Can you transcribe the data exactly? Leave the pictures out.

* **COLLECTED MATERIAL**
'''
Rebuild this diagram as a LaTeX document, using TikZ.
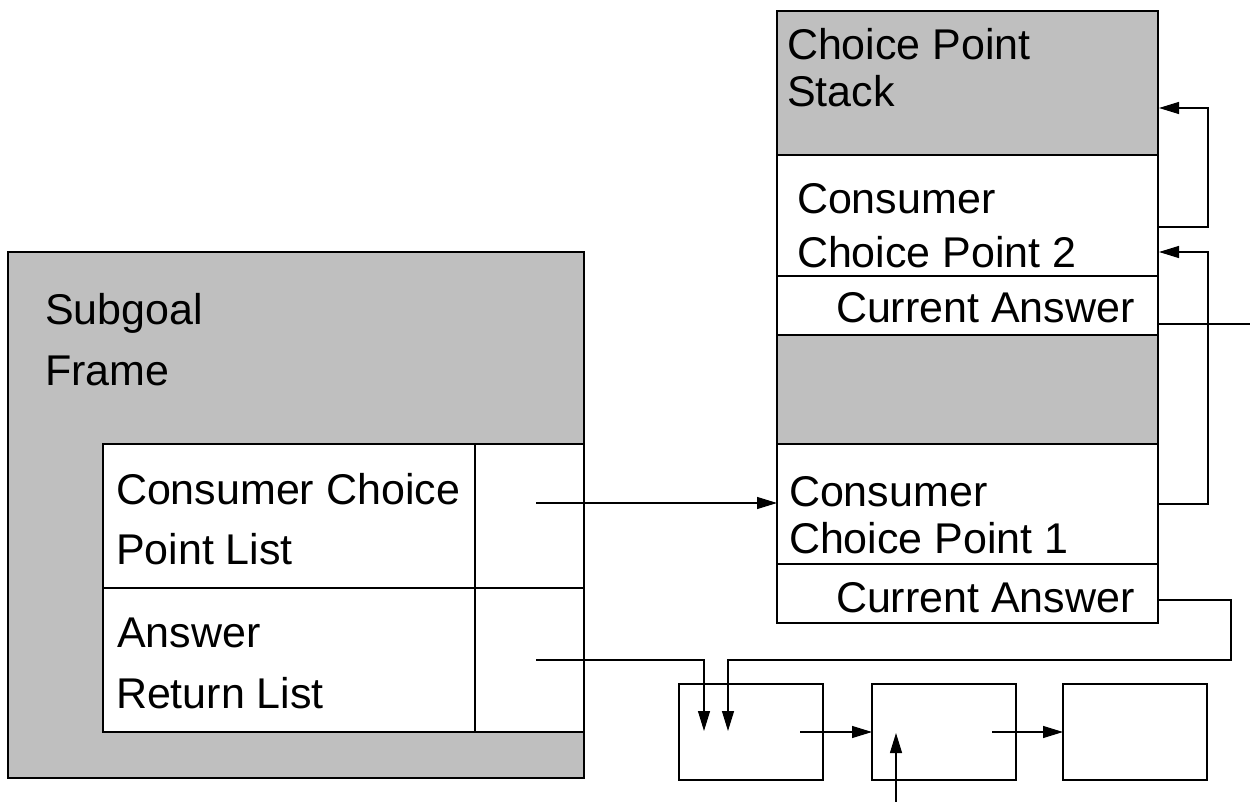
\documentclass[tikz,border=0pt]{standalone}
\usepackage{fontspec}
\setmainfont{Liberation Sans}
\usetikzlibrary{arrows.meta}
\definecolor{boxgray}{RGB}{191,191,191}
\tikzset{
  box/.style={draw=black, line width=1.2pt, rectangle, inner sep=0pt, outer sep=0pt, anchor=north west},
  graybox/.style={box, fill=boxgray},
  whitebox/.style={box, fill=white},
  lbl/.style={anchor=base west, inner sep=0pt, outer sep=0pt, font=\fontsize{43}{50}\selectfont},
  conn/.style={line width=1.2pt, line join=miter},
  arr/.style={conn, -{Triangle[length=20pt,width=12pt]}},
}
\begin{document}
\begin{tikzpicture}[x=1pt,y=-1pt]
\useasboundingbox (0,0) rectangle (1250,802);

% Subgoal frame
\node[graybox, minimum width=576pt, minimum height=526pt] (sg) at (8,252) {};
\node[whitebox, minimum width=481pt, minimum height=144pt] (ccpl) at (103,444) {};
\node[whitebox, minimum width=481pt, minimum height=144pt] (arl) at (103,588) {};
\coordinate (dv) at (475,0);
\draw[conn] (dv |- ccpl.north) -- (dv |- arl.south);

% Choice point stack
\node[graybox, minimum width=381pt, minimum height=144pt] (hdr) at (777,11) {};
\node[whitebox, minimum width=381pt, minimum height=121pt] (cp2) at (777,155) {};
\node[whitebox, minimum width=381pt, minimum height=59pt] (ca2) at (777,276) {};
\node[graybox, minimum width=381pt, minimum height=109pt] (mid) at (777,335) {};
\node[whitebox, minimum width=381pt, minimum height=120pt] (cp1) at (777,444) {};
\node[whitebox, minimum width=381pt, minimum height=59pt] (ca1) at (777,564) {};

% Answer list boxes
\node[whitebox, minimum width=144pt, minimum height=96pt] (b1) at (679,684) {};
\node[whitebox, minimum width=144pt, minimum height=96pt] (b2) at (872,684) {};
\node[whitebox, minimum width=144pt, minimum height=96pt] (b3) at (1063,684) {};

% Labels
\node[lbl] (t1) at (45,324) {Subgoal};
\node[lbl] (t2) at (45,385) {Frame};
\node[lbl] (t3) at (116,504) {Consumer Choice};
\node[lbl] (t4) at (116,564) {Point List};
\node[lbl] (t5) at (117,647) {Answer};
\node[lbl] (t6) at (116,708) {Return List};
\node[lbl] (t7) at (787,60) {Choice Point};
\node[lbl] (t8) at (787,107) {Stack};
\node[lbl] (t9) at (797,214) {Consumer};
\node[lbl] (t10) at (797,268) {Choice Point 2};
\node[lbl] (t11) at (836,323) {Current Answer};
\node[lbl] (t12) at (789,506) {Consumer};
\node[lbl] (t13) at (789,553) {Choice Point 1};
\node[lbl] (t14) at (836,612) {Current Answer};

% Connector points
\coordinate (p1) at (536,503);
\coordinate (p2) at (536,660);
\coordinate (p2a) at (704,660);
\coordinate (p2b) at (704,731);
\coordinate (q0) at (1159,600);
\coordinate (q1) at (1231,600);
\coordinate (q2) at (1231,660);
\coordinate (q3) at (728,660);
\coordinate (q4) at (728,731);
\coordinate (r0) at (1159,227);
\coordinate (r1) at (1208,227);
\coordinate (r2) at (1208,108);
\coordinate (r3) at (1159,108);
\coordinate (s0) at (1159,504);
\coordinate (s1) at (1208,504);
\coordinate (s2) at (1208,252);
\coordinate (s3) at (1159,252);
\coordinate (u0) at (1159,324);
\coordinate (u1) at (1250,324);
\coordinate (v1) at (800,732);
\coordinate (v2) at (992,732);
\coordinate (w0) at (896,802);
\coordinate (w1) at (896,733);

% Connectors
\draw[arr] (p1) -- (p1 -| cp1.west);
\draw[arr] (p2) -- (p2a) -- (p2b);
\draw[arr] (q0) -- (q1) -- (q2) -- (q3) -- (q4);
\draw[arr] (r0) -- (r1) -- (r2) -- (r3);
\draw[arr] (s0) -- (s1) -- (s2) -- (s3);
\draw[conn] (u0) -- (u1);
\draw[arr] (v1) -- (b2.west);
\draw[arr] (v2) -- (b3.west);
\draw[arr] (w0) -- (w1);
\end{tikzpicture}
\end{document}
'''
* **SOLUTION TO THE EXERCISE**
Rebuild this diagram as a LaTeX document, using TikZ.
\documentclass[tikz,border=0pt]{standalone}
\usepackage{fontspec}
\setmainfont{Liberation Sans}
\usetikzlibrary{arrows.meta}
\definecolor{boxgray}{RGB}{191,191,191}
\tikzset{
  box/.style={draw=black, line width=1.2pt, rectangle, inner sep=0pt, outer sep=0pt, anchor=north west},
  graybox/.style={box, fill=boxgray},
  whitebox/.style={box, fill=white},
  lbl/.style={anchor=base west, inner sep=0pt, outer sep=0pt, font=\fontsize{43}{50}\selectfont},
  conn/.style={line width=1.2pt, line join=miter},
  arr/.style={conn, -{Triangle[length=20pt,width=12pt]}},
}
\begin{document}
\begin{tikzpicture}[x=1pt,y=-1pt]
\useasboundingbox (0,0) rectangle (1250,802);

% Subgoal frame
\node[graybox, minimum width=576pt, minimum height=526pt] (sg) at (8,252) {};
\node[whitebox, minimum width=481pt, minimum height=144pt] (ccpl) at (103,444) {};
\node[whitebox, minimum width=481pt, minimum height=144pt] (arl) at (103,588) {};
\coordinate (dv) at (475,0);
\draw[conn] (dv |- ccpl.north) -- (dv |- arl.south);

% Choice point stack
\node[graybox, minimum width=381pt, minimum height=144pt] (hdr) at (777,11) {};
\node[whitebox, minimum width=381pt, minimum height=121pt] (cp2) at (777,155) {};
\node[whitebox, minimum width=381pt, minimum height=59pt] (ca2) at (777,276) {};
\node[graybox, minimum width=381pt, minimum height=109pt] (mid) at (777,335) {};
\node[whitebox, minimum width=381pt, minimum height=120pt] (cp1) at (777,444) {};
\node[whitebox, minimum width=381pt, minimum height=59pt] (ca1) at (777,564) {};

% Answer list boxes
\node[whitebox, minimum width=144pt, minimum height=96pt] (b1) at (679,684) {};
\node[whitebox, minimum width=144pt, minimum height=96pt] (b2) at (872,684) {};
\node[whitebox, minimum width=144pt, minimum height=96pt] (b3) at (1063,684) {};

% Labels
\node[lbl] (t1) at (45,324) {Subgoal};
\node[lbl] (t2) at (45,385) {Frame};
\node[lbl] (t3) at (116,504) {Consumer Choice};
\node[lbl] (t4) at (116,564) {Point List};
\node[lbl] (t5) at (117,647) {Answer};
\node[lbl] (t6) at (116,708) {Return List};
\node[lbl] (t7) at (787,60) {Choice Point};
\node[lbl] (t8) at (787,107) {Stack};
\node[lbl] (t9) at (797,214) {Consumer};
\node[lbl] (t10) at (797,268) {Choice Point 2};
\node[lbl] (t11) at (836,323) {Current Answer};
\node[lbl] (t12) at (789,506) {Consumer};
\node[lbl] (t13) at (789,553) {Choice Point 1};
\node[lbl] (t14) at (836,612) {Current Answer};

% Connector points
\coordinate (p1) at (536,503);
\coordinate (p2) at (536,660);
\coordinate (p2a) at (704,660);
\coordinate (p2b) at (704,731);
\coordinate (q0) at (1159,600);
\coordinate (q1) at (1231,600);
\coordinate (q2) at (1231,660);
\coordinate (q3) at (728,660);
\coordinate (q4) at (728,731);
\coordinate (r0) at (1159,227);
\coordinate (r1) at (1208,227);
\coordinate (r2) at (1208,108);
\coordinate (r3) at (1159,108);
\coordinate (s0) at (1159,504);
\coordinate (s1) at (1208,504);
\coordinate (s2) at (1208,252);
\coordinate (s3) at (1159,252);
\coordinate (u0) at (1159,324);
\coordinate (u1) at (1250,324);
\coordinate (v1) at (800,732);
\coordinate (v2) at (992,732);
\coordinate (w0) at (896,802);
\coordinate (w1) at (896,733);

% Connectors
\draw[arr] (p1) -- (p1 -| cp1.west);
\draw[arr] (p2) -- (p2a) -- (p2b);
\draw[arr] (q0) -- (q1) -- (q2) -- (q3) -- (q4);
\draw[arr] (r0) -- (r1) -- (r2) -- (r3);
\draw[arr] (s0) -- (s1) -- (s2) -- (s3);
\draw[conn] (u0) -- (u1);
\draw[arr] (v1) -- (b2.west);
\draw[arr] (v2) -- (b3.west);
\draw[arr] (w0) -- (w1);
\end{tikzpicture}
\end{document}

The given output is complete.